National strike announced in Colombia in response to neoliberal “solidarity” measures

The government of president Iván Duque seeks to pass a new tax reform in the name of “solidarity” that increases the VAT on staple goods, fuel, and various public services, expands the tax collection base, increases the tax on agricultural inputs, and increases the tax on pensions

April 20, 2021 by Peoples Dispatch
The tax reform presented by the far-right government of president Iván Duque would hit the pockets of the workers, pensioners, the middle class and people with lower incomes. Photo: Colombia Informa

Colombian trade unions, social movements and opposition political parties have called for a national strike on April 28, in rejection of a new tax reform presented in the parliament by the far-right government of president Iván Duque. The organizers have called on the citizens to mobilize in the main cities of the country on that day, following all biosecurity protocols, to demonstrate their discontent with “Duque’s neoliberal package”, and to demand that the legislators reject the bill.

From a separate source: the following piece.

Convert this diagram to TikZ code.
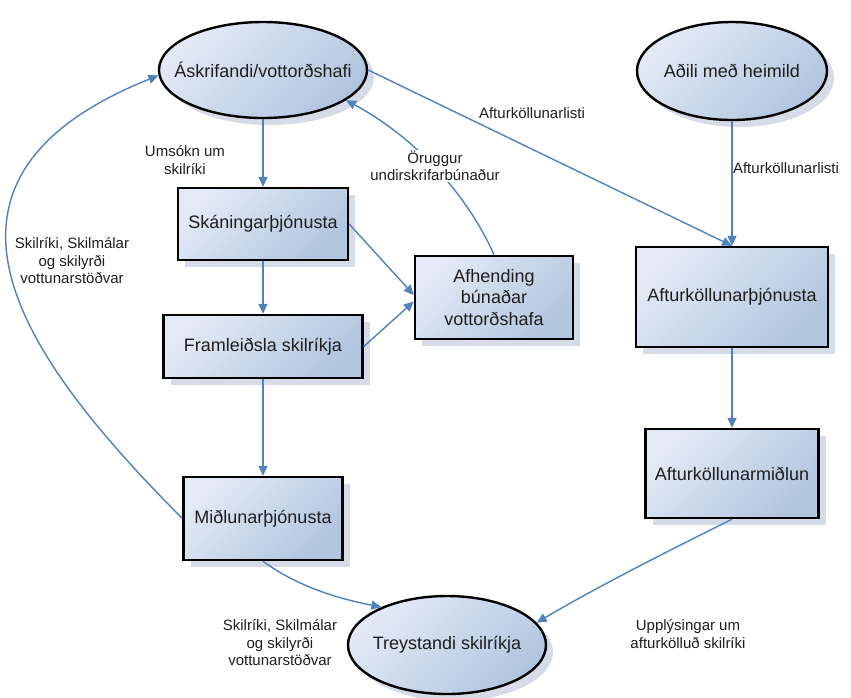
\documentclass[tikz,border=0pt]{standalone}
\usepackage{fontspec}
\setmainfont{Liberation Sans}
\usetikzlibrary{arrows.meta,shapes.geometric,shadows}

\definecolor{arrowblue}{HTML}{4F81BD}
\definecolor{fillA}{HTML}{E3EAF5}
\definecolor{fillB}{HTML}{B2C5DF}
\definecolor{shadowc}{HTML}{D5DCE8}
\definecolor{txt}{HTML}{1E1E1E}

\tikzset{
  base/.style={draw=black, line width=2.4pt, top color=fillA, bottom color=fillB, shading angle=45,
    drop shadow={shadow xshift=7pt, shadow yshift=-7pt, fill=shadowc, opacity=1},
    text=txt, font=\fontsize{18}{21.6}\selectfont, align=center, inner sep=0pt},
  box/.style={base, rectangle},
  oval/.style={base, ellipse},
  lbl/.style={font=\fontsize{15}{17.5}\selectfont, text=txt, align=center, inner sep=1pt},
  conn/.style={draw=arrowblue, line width=1.4pt, -{Triangle[length=10pt,width=9pt]}},
}
\newcommand{\zw}[1]{\makebox[0pt]{#1}}

\begin{document}
\begin{tikzpicture}[x=1pt, y=-1pt]
\useasboundingbox (0,0) rectangle (851,697);

% nodes
\node[oval, minimum width=208pt, minimum height=96pt] (ask) at (263,70) {\zw{Áskrifandi/vottorðshafi}};
\node[oval, minimum width=190pt, minimum height=98pt] (ad) at (732,71) {\zw{Aðili með heimild}};
\node[oval, minimum width=198pt, minimum height=98pt] (tr) at (447,645) {\zw{Treystandi skilríkja}};
\node[box, minimum width=170pt, minimum height=72pt] (skan) at (263,224) {Skáningarþjónusta};
\node[box, minimum width=199pt, minimum height=63pt] (fra) at (263,346.5) {Framleiðsla skilríkja};
\node[box, minimum width=159pt, minimum height=83pt] (mid) at (263,518.5) {Miðlunarþjónusta};
\node[box, minimum width=158pt, minimum height=83pt] (afh) at (494,297.5) {Afhending\\búnaðar\\vottorðshafa};
\node[box, minimum width=192pt, minimum height=100pt] (afth) at (732,297) {Afturköllunarþjónusta};
\node[box, minimum width=173pt, minimum height=89pt] (afmid) at (732,473.5) {Afturköllunarmiðlun};

% connectors
\draw[conn] (ask.south) -- (skan.north);
\draw[conn] (skan.south) -- (fra.north);
\draw[conn] (fra.south) -- (mid.north);
\draw[conn] (skan.east) -- ([yshift=2.5pt]afh.west);
\draw[conn] (fra.east) -- ([yshift=-4pt]afh.west);
\draw[conn] (afh.north) .. controls (470,200) and (420,140) .. (ask.-20);
\draw[conn] (ask.east) -- (afth.north);
\draw[conn] (ad.south) -- (afth.north);
\draw[conn] (afth.south) -- (afmid.north);
\draw[conn] (afmid.south) .. controls (690,540) and (600,585) .. (tr.14);
\draw[conn] (mid.south) .. controls (295,585) and (335,598) .. (tr.150);
\draw[conn] (mid.west) .. controls (32,367) and (-110,183) .. (ask.183);

% labels
\node[lbl] (l1) at (185,160) {Umsókn um\\skilríki};
\node[lbl] (l2) at (72,261) {Skilríki, Skilmálar\\og skilyrði\\vottunarstöðvar};
\node[lbl, fill=white] (l3) at (435,166) {Öruggur\\undirskrifarbúnaður};
\node[lbl] (l4) at (532,113) {Afturköllunarlisti};
\node[lbl] (l5) at (786,168) {Afturköllunarlisti};
\node[lbl] (l6) at (280,643) {Skilríki, Skilmálar\\og skilyrði\\vottunarstöðvar};
\node[lbl] (l7) at (688,634) {Upplýsingar um\\afturkölluð skilríki};
\end{tikzpicture}
\end{document}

The tax reform, called Sustainable Solidarity bill, was presented by finance minister Alberto Carrasquilla on April 15, as a tool to allegedly alleviate poverty in the midst of the health emergency and economic crisis due to the COVID-19 pandemic. However, the initiative received widespread rejection from trade unions and social sectors, who denounced it as cruelty towards the working class.

The bill seeks to increase the VAT on staple goods, fuel, and various public services; expand the tax collection base; increase the tax on agricultural inputs; increase the tax on pensions; freeze the wages in the public sector until 2026; eliminate subsidies on various public services; impose toll tax on roads connecting countrysides with cities; among other measures.

Colombia’s trade union center, the Unitary National Command, rejected the reform, deemed it “disastrous” and said that it would “only increase extreme poverty, generating more hunger in the underprivileged class.” The union center also denounced the expansion of tax to those who earn a little more than 1 million pesos or 275.60 USD per month as “a hard blow to the pockets of the workers and the poorest.” “They want to promote it as a social relief, but in reality it only threatens the economic stability of workers, pensioners, the middle class and people with lower incomes,” the center added.  The trade union center also denounced that “the sole objective of the reform is to satisfy the demands of the risk rating agencies, the IMF and the OECD to continue with the policy of unbridled indebtedness.”

The call for the national strike was given by the Unitary National Command on April 16 in a press conference. The center is made up of the Central Union of Workers (CUT), the Confederation of Workers of Colombia (CTC), the General Confederation of Labor (CGT), the Colombian Federation of Education Workers (Fecode), the Confederation of Pensioners of Colombia (CPC) and the Domestic Confederation of Pensioners (CDP).

The call received the support of the Communist Party of Colombia as well as the progressive Colombia Humana, Polo Democrático Alternativo and Comunes parties. Senator Gustavo Bolívar of the Colombia Humana party and Senator Sandra Ramírez of the Comunes Party called for an indefinite strike.

Several social, peasant, human rights, Indigenous and Afro-descendant organizations, such as Congreso de los Pueblos, Marcha Patriótica, Movimiento por la Constituyente Popular, among others, also expressed their support and agreed to join the strike.